Breadcrumbs is one of them. Jennifer Haley’s play, which Theater 150 is presenting through August 7, is a theatrically innovative, emotionally rich drama that touches some very deep chords. It not only tells a compelling story; it also conveys the importance of storytelling, the way it both gives meaning to our lives and constricts our range of possibilities.

This West Coast premiere begins with an aging woman writing common phrases on a pad of sticky notes–“stuffed animals,” “text messages”—and then dropping the small slips of paper behind her. The Hansel-and-Gretel allusion is deliberate: Alida (Ann Gee Byrd), a famous writer, is in the early stages of Alzheimer’s disease. Metaphorically, she is heading into the woods, and hopes words will help her find her way home.

Beth (Brook Masters), an acquaintance who becomes Alida’s researcher and ultimately her caretaker, is in awe of the great author. But in most ways, the two women are opposites. Alida is focused, deliberate, determined; Beth is co-dependent, aimless, searching.

Reluctantly, the self-reliant Alida comes to confide in Beth, gradually revealing the painful story of her childhood—and, in the process, helping Beth navigate her own journey. Key moments are dramatized in scenes in which Byrd plays Alida at age 9, and Masters plays her flighty, desperately unhappy mother.
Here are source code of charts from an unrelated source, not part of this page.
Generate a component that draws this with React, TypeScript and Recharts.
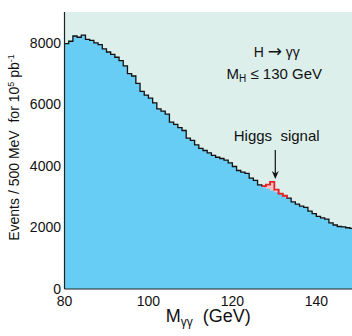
import { ComposedChart, Area, XAxis, YAxis, CartesianGrid } from 'recharts';

// diphoton mass bins (GeV, lower edge, 1 GeV wide)
const massBins = [
  80, 81, 82, 83, 84, 85, 86, 87, 88, 89, 90, 91, 92, 93, 94, 95, 96, 97, 98, 99,
  100, 101, 102, 103, 104, 105, 106, 107, 108, 109, 110, 111, 112, 113, 114, 115, 116, 117, 118, 119,
  120, 121, 122, 123, 124, 125, 126, 127, 128, 129, 130, 131, 132, 133, 134, 135, 136, 137, 138, 139,
  140, 141, 142, 143, 144, 145, 146, 147, 148,
];

// events / 500 MeV, background + signal
const events = [
  7970, 8050, 8220, 8180, 8250, 8110, 8080, 8000, 7940, 7800, 7700, 7620, 7530, 7420, 7250, 7000, 6920, 6680, 6420, 6300,
  6200, 6050, 5850, 5780, 5680, 5420, 5350, 5240, 5150, 4900, 4830, 4680, 4570, 4500, 4420, 4340, 4280, 4240, 4190, 4100,
  3980, 3850, 3800, 3760, 3600, 3530, 3380, 3340, 3390, 3480, 3230, 3100, 3030, 2950, 2830, 2760, 2690, 2650, 2530, 2450,
  2360, 2310, 2270, 2150, 2080, 2030, 2020, 1990, 1970,
];

// bins where the Higgs signal sits on top of the smooth background
const signalBins = [127, 128, 129, 130, 131, 132];
const signalBackground = [3310, 3255, 3200, 3145, 3080, 3000];

const xTicks = [80, 100, 120, 140];
const yTicks = [0, 2000, 4000, 6000, 8000];

const FONT = '"Liberation Sans", Arial, Helvetica, sans-serif';

const lastBin = massBins[massBins.length - 1];
const lastSignal = signalBins[signalBins.length - 1];

const data = [
  ...massBins.map((m, i) => {
    const s = signalBins.indexOf(m);
    const row: any = { m, events: events[i] };
    if (s >= 0) {
      row.bg = signalBackground[s];
      row.sig = events[i] - signalBackground[s];
    } else if (m === lastSignal + 1) {
      row.bg = events[i];
      row.sig = 0;
    }
    return row;
  }),
  // closing edge of the last bin for the step line
  { m: lastBin + 1, events: events[events.length - 1] },
];

function XTitle({ viewBox }: any) {
  const cx = viewBox.x + viewBox.width / 2;
  const y = viewBox.y + 33;
  return (
    <text x={cx} y={y} textAnchor="middle" fontSize={18} fill="#111" fontFamily={FONT}>
      <tspan>M</tspan>
      <tspan dy={4} fontSize={12}>γγ</tspan>
      <tspan dy={-4}>{'\u00a0\u00a0(GeV)'}</tspan>
    </text>
  );
}

function YTitle({ viewBox }: any) {
  const x = viewBox.x + 18.5;
  const y = viewBox.y + viewBox.height / 2 - 3;
  return (
    <text x={x} y={y} transform={`rotate(-90 ${x} ${y})`} textAnchor="middle" fontSize={14} fill="#111" fontFamily={FONT}>
      <tspan>{'Events / 500 MeV\u00a0\u00a0for 10'}</tspan>
      <tspan dy={-5} fontSize={9}>5</tspan>
      <tspan dy={5}>{' pb'}</tspan>
      <tspan dy={-5} fontSize={9}>-1</tspan>
    </text>
  );
}

export default function App() {
  const tickStyle = { fontSize: 14, fill: '#111', fontFamily: FONT };
  return (
    <div style={{ position: 'fixed', left: 0, top: 0, width: 352, height: 336, overflow: 'hidden', background: '#fff', fontFamily: FONT }}>
      <ComposedChart width={352} height={336} data={data} margin={{ top: 12, right: 0, bottom: 0, left: 0 }}>
        <CartesianGrid xAxisId="x" yAxisId="y" horizontal={false} vertical={false} fill="#dcefeb" />
        <XAxis
          xAxisId="x"
          dataKey="m"
          type="number"
          domain={[80, 148.5]}
          allowDataOverflow
          ticks={xTicks}
          tickLine={false}
          tickSize={0}
          tickMargin={7.5}
          tick={tickStyle}
          axisLine={{ stroke: '#222', strokeWidth: 1.2 }}
          height={47}
          label={<XTitle />}
        />
        <XAxis
          xAxisId="xin"
          type="number"
          orientation="bottom"
          mirror
          height={0}
          domain={[80, 148.5]}
          allowDataOverflow
          ticks={[100, 120, 140]}
          tick={false}
          tickSize={5}
          tickLine={{ stroke: '#222' }}
          axisLine={false}
        />
        <XAxis
          xAxisId="top"
          type="number"
          orientation="top"
          mirror
          height={0}
          domain={[80, 148.5]}
          allowDataOverflow
          ticks={[100, 120, 140]}
          tick={false}
          tickSize={5}
          tickLine={{ stroke: '#444' }}
          axisLine={{ stroke: '#888', strokeWidth: 1.2 }}
        />
        <YAxis
          yAxisId="y"
          type="number"
          domain={[0, 9000]}
          allowDataOverflow
          ticks={yTicks}
          interval={0}
          tickLine={false}
          tickSize={0}
          tickMargin={3.5}
          tick={tickStyle}
          axisLine={{ stroke: '#222', strokeWidth: 1.2 }}
          width={64.5}
          label={<YTitle />}
        />
        <YAxis
          yAxisId="yin"
          type="number"
          orientation="left"
          mirror
          width={0}
          domain={[0, 9000]}
          allowDataOverflow
          ticks={[2000, 4000, 6000, 8000]}
          tick={false}
          tickSize={5}
          tickLine={{ stroke: '#222' }}
          axisLine={false}
        />
        <YAxis
          yAxisId="right"
          type="number"
          orientation="right"
          mirror
          width={0}
          domain={[0, 9000]}
          allowDataOverflow
          ticks={[2000, 4000, 6000, 8000]}
          tick={false}
          tickSize={4}
          tickLine={{ stroke: '#444' }}
          axisLine={false}
        />
        <Area
          xAxisId="x"
          yAxisId="y"
          type="stepAfter"
          dataKey="events"
          stroke="#111"
          strokeWidth={1.3}
          fill="#68cdf4"
          fillOpacity={1}
          isAnimationActive={false}
        />
        <Area
          xAxisId="x"
          yAxisId="y"
          type="stepAfter"
          dataKey="bg"
          stackId="higgs"
          stroke="none"
          fill="none"
          isAnimationActive={false}
        />
        <Area
          xAxisId="x"
          yAxisId="y"
          type="stepAfter"
          dataKey="sig"
          stackId="higgs"
          stroke="#e8242b"
          strokeWidth={1.8}
          fill="#f8c2c2"
          fillOpacity={1}
          isAnimationActive={false}
        />
      </ComposedChart>
      <svg width={352} height={336} style={{ position: 'absolute', left: 0, top: 0, pointerEvents: 'none' }}>
        <g fontFamily={FONT} fill="#111" textAnchor="middle">
          <text x={276.7} y={56.7} fontSize={14}>
            <tspan>{'H '}</tspan>
            <tspan fontFamily="DejaVu Sans" fontSize={17}>→</tspan>
            <tspan>{' γγ'}</tspan>
          </text>
          <text x={274.3} y={79} fontSize={15}>
            <tspan>M</tspan>
            <tspan dy={3} fontSize={10}>H</tspan>
            <tspan dy={-3}>{' ≤ 130 GeV'}</tspan>
          </text>
          <text x={276.7} y={141} fontSize={15}>{'Higgs\u00a0\u00a0signal'}</text>
        </g>
        <line x1={275.3} y1={150} x2={275.3} y2={174} stroke="#111" strokeWidth={1.2} />
        <path d="M271.8 171 L275.3 179 L278.8 171 L275.3 173.5 Z" fill="#111" />
      </svg>
    </div>
  );
}
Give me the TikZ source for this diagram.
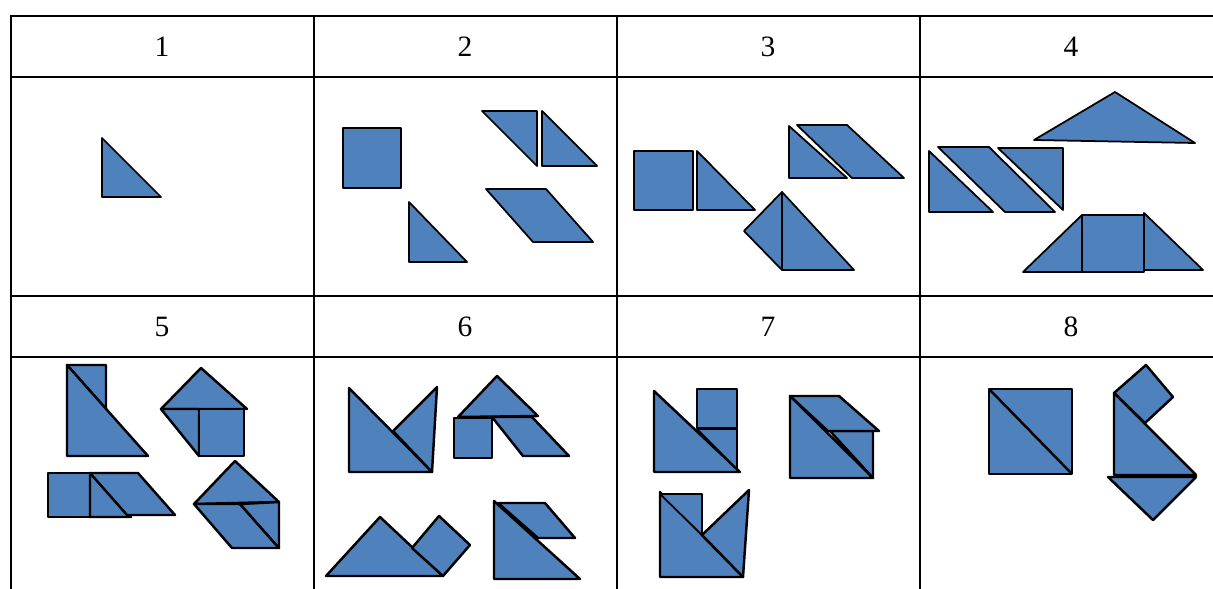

While the plot is satisfying, the 80-minute, one-act play works much of its magic on an almost subliminal level; it’s full of recurring evocative imagery. We gradually get a visceral sense of how we are shaped by the way we tell ourselves our own stories, and are left to ponder at what point we lose the ability to rewrite the plot.

Kubzansky’s direction is, as always, fluid and nuanced. Both actors fully inhabit their characters, and Susan Gratch’s set—devoid of color, but decorated with words and silhouettes of trees—is simply perfect.

It’s important to emphasize that Breadcrumbs is not a play about Alzheimer’s disease. Rather, it’s an empathetic exploration of existential questions we all are forced to face sooner or later. Haley, who lives in Los Angeles, is a writer to watch, and her work is beautifully realized in this memorable production.